# What is asked
Set down all of the data that follows word for word, without the images.

# Supplied data

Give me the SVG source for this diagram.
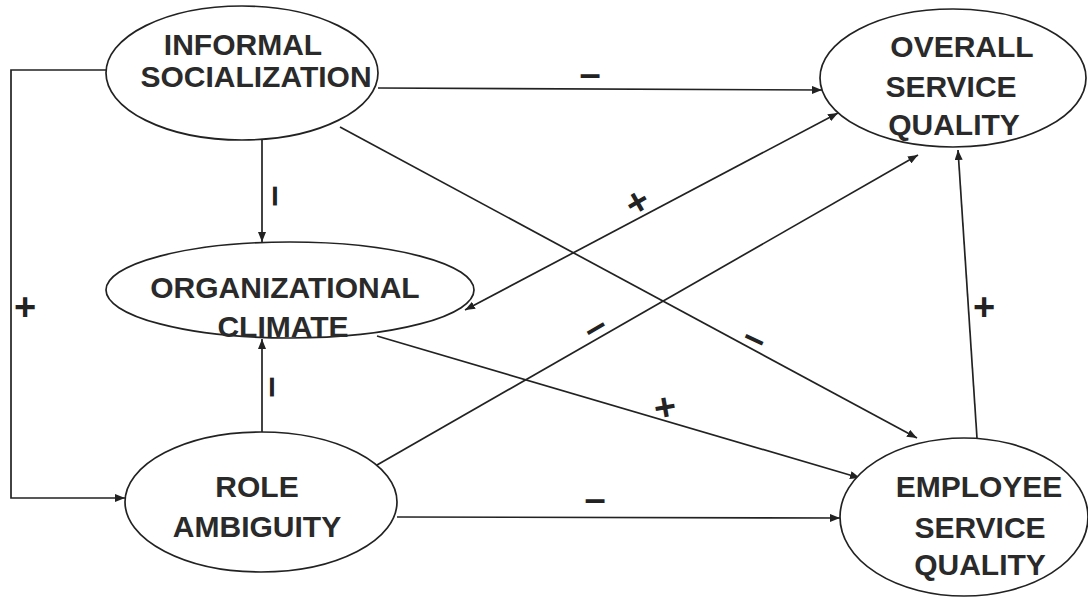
<svg xmlns="http://www.w3.org/2000/svg" width="1088" height="597" viewBox="0 0 1088 597">
<defs>
<marker id="arr" viewBox="0 0 10 8" markerWidth="10" markerHeight="8" refX="10" refY="4" orient="auto-start-reverse" markerUnits="userSpaceOnUse">
<path d="M0,0 L10,4 L0,8 z" fill="#222"/>
</marker>
<style>
.node ellipse{fill:#fff;stroke:#222;stroke-width:1.7}
.lbl{font-family:"Liberation Sans",Arial,sans-serif;font-weight:bold;font-size:30px;fill:#2a2a2a;text-anchor:middle}
.conn path{fill:none;stroke:#222;stroke-width:1.7}
.sign{font-family:"Liberation Sans",Arial,sans-serif;font-weight:bold;font-size:38px;fill:#222;text-anchor:middle}
</style>
</defs>
<rect width="1088" height="597" fill="#fff"/>
<g id="connectors" class="conn">
<path d="M378,88 L822,90" marker-end="url(#arr)"/>
<path d="M107,70 H11 V498 H125" marker-end="url(#arr)"/>
<path d="M262,140 V242" marker-end="url(#arr)"/>
<path d="M262,433 V339" marker-end="url(#arr)"/>
<path d="M340,127 L917,438" marker-end="url(#arr)"/>
<path d="M377,336 L860,478" marker-end="url(#arr)"/>
<path d="M397,517 L840,518" marker-end="url(#arr)"/>
<path d="M377,465 L918,155" marker-end="url(#arr)"/>
<path d="M465,310 L838,113" marker-start="url(#arr)" marker-end="url(#arr)"/>
<path d="M977,438 L958,150" marker-end="url(#arr)"/>
</g>
<g id="signs">
<text class="sign" x="590" y="87">–</text>
<text class="sign" x="25" y="320">+</text>
<text class="sign" transform="translate(276,196) rotate(90)" y="12">–</text>
<text class="sign" transform="translate(273,387) rotate(90)" y="12">–</text>
<text class="sign" transform="translate(637,202) rotate(-30)" y="13">+</text>
<text class="sign" transform="translate(595,327) rotate(-30)" y="12">–</text>
<text class="sign" transform="translate(755,338) rotate(25)" y="12">–</text>
<text class="sign" transform="translate(665,407) rotate(-10)" y="13">+</text>
<text class="sign" x="595" y="512">–</text>
<text class="sign" x="984" y="320">+</text>
</g>
<g id="informal-socialization" class="node">
<ellipse cx="242" cy="73" rx="136" ry="67"/>
<text class="lbl" x="243" y="55">INFORMAL</text>
<text class="lbl" x="256" y="87">SOCIALIZATION</text>
</g>
<g id="overall-service-quality" class="node">
<ellipse cx="953" cy="78" rx="133" ry="69"/>
<text class="lbl" x="962" y="57">OVERALL</text>
<text class="lbl" x="951" y="97">SERVICE</text>
<text class="lbl" x="954" y="135">QUALITY</text>
</g>
<g id="organizational-climate" class="node">
<ellipse cx="290" cy="290" rx="184" ry="48"/>
<text class="lbl" x="285" y="298">ORGANIZATIONAL</text>
<text class="lbl" x="283" y="337">CLIMATE</text>
</g>
<g id="role-ambiguity" class="node">
<ellipse cx="261" cy="502" rx="136" ry="70"/>
<text class="lbl" x="257" y="497">ROLE</text>
<text class="lbl" x="257" y="537">AMBIGUITY</text>
</g>
<g id="employee-service-quality" class="node">
<ellipse cx="964" cy="517" rx="124" ry="79"/>
<text class="lbl" x="979" y="497">EMPLOYEE</text>
<text class="lbl" x="980" y="538">SERVICE</text>
<text class="lbl" x="980" y="575">QUALITY</text>
</g>
</svg>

# Final answer
Give me the SVG source for this diagram.
<svg xmlns="http://www.w3.org/2000/svg" width="1088" height="597" viewBox="0 0 1088 597">
<defs>
<marker id="arr" viewBox="0 0 10 8" markerWidth="10" markerHeight="8" refX="10" refY="4" orient="auto-start-reverse" markerUnits="userSpaceOnUse">
<path d="M0,0 L10,4 L0,8 z" fill="#222"/>
</marker>
<style>
.node ellipse{fill:#fff;stroke:#222;stroke-width:1.7}
.lbl{font-family:"Liberation Sans",Arial,sans-serif;font-weight:bold;font-size:30px;fill:#2a2a2a;text-anchor:middle}
.conn path{fill:none;stroke:#222;stroke-width:1.7}
.sign{font-family:"Liberation Sans",Arial,sans-serif;font-weight:bold;font-size:38px;fill:#222;text-anchor:middle}
</style>
</defs>
<rect width="1088" height="597" fill="#fff"/>
<g id="connectors" class="conn">
<path d="M378,88 L822,90" marker-end="url(#arr)"/>
<path d="M107,70 H11 V498 H125" marker-end="url(#arr)"/>
<path d="M262,140 V242" marker-end="url(#arr)"/>
<path d="M262,433 V339" marker-end="url(#arr)"/>
<path d="M340,127 L917,438" marker-end="url(#arr)"/>
<path d="M377,336 L860,478" marker-end="url(#arr)"/>
<path d="M397,517 L840,518" marker-end="url(#arr)"/>
<path d="M377,465 L918,155" marker-end="url(#arr)"/>
<path d="M465,310 L838,113" marker-start="url(#arr)" marker-end="url(#arr)"/>
<path d="M977,438 L958,150" marker-end="url(#arr)"/>
</g>
<g id="signs">
<text class="sign" x="590" y="87">–</text>
<text class="sign" x="25" y="320">+</text>
<text class="sign" transform="translate(276,196) rotate(90)" y="12">–</text>
<text class="sign" transform="translate(273,387) rotate(90)" y="12">–</text>
<text class="sign" transform="translate(637,202) rotate(-30)" y="13">+</text>
<text class="sign" transform="translate(595,327) rotate(-30)" y="12">–</text>
<text class="sign" transform="translate(755,338) rotate(25)" y="12">–</text>
<text class="sign" transform="translate(665,407) rotate(-10)" y="13">+</text>
<text class="sign" x="595" y="512">–</text>
<text class="sign" x="984" y="320">+</text>
</g>
<g id="informal-socialization" class="node">
<ellipse cx="242" cy="73" rx="136" ry="67"/>
<text class="lbl" x="243" y="55">INFORMAL</text>
<text class="lbl" x="256" y="87">SOCIALIZATION</text>
</g>
<g id="overall-service-quality" class="node">
<ellipse cx="953" cy="78" rx="133" ry="69"/>
<text class="lbl" x="962" y="57">OVERALL</text>
<text class="lbl" x="951" y="97">SERVICE</text>
<text class="lbl" x="954" y="135">QUALITY</text>
</g>
<g id="organizational-climate" class="node">
<ellipse cx="290" cy="290" rx="184" ry="48"/>
<text class="lbl" x="285" y="298">ORGANIZATIONAL</text>
<text class="lbl" x="283" y="337">CLIMATE</text>
</g>
<g id="role-ambiguity" class="node">
<ellipse cx="261" cy="502" rx="136" ry="70"/>
<text class="lbl" x="257" y="497">ROLE</text>
<text class="lbl" x="257" y="537">AMBIGUITY</text>
</g>
<g id="employee-service-quality" class="node">
<ellipse cx="964" cy="517" rx="124" ry="79"/>
<text class="lbl" x="979" y="497">EMPLOYEE</text>
<text class="lbl" x="980" y="538">SERVICE</text>
<text class="lbl" x="980" y="575">QUALITY</text>
</g>
</svg>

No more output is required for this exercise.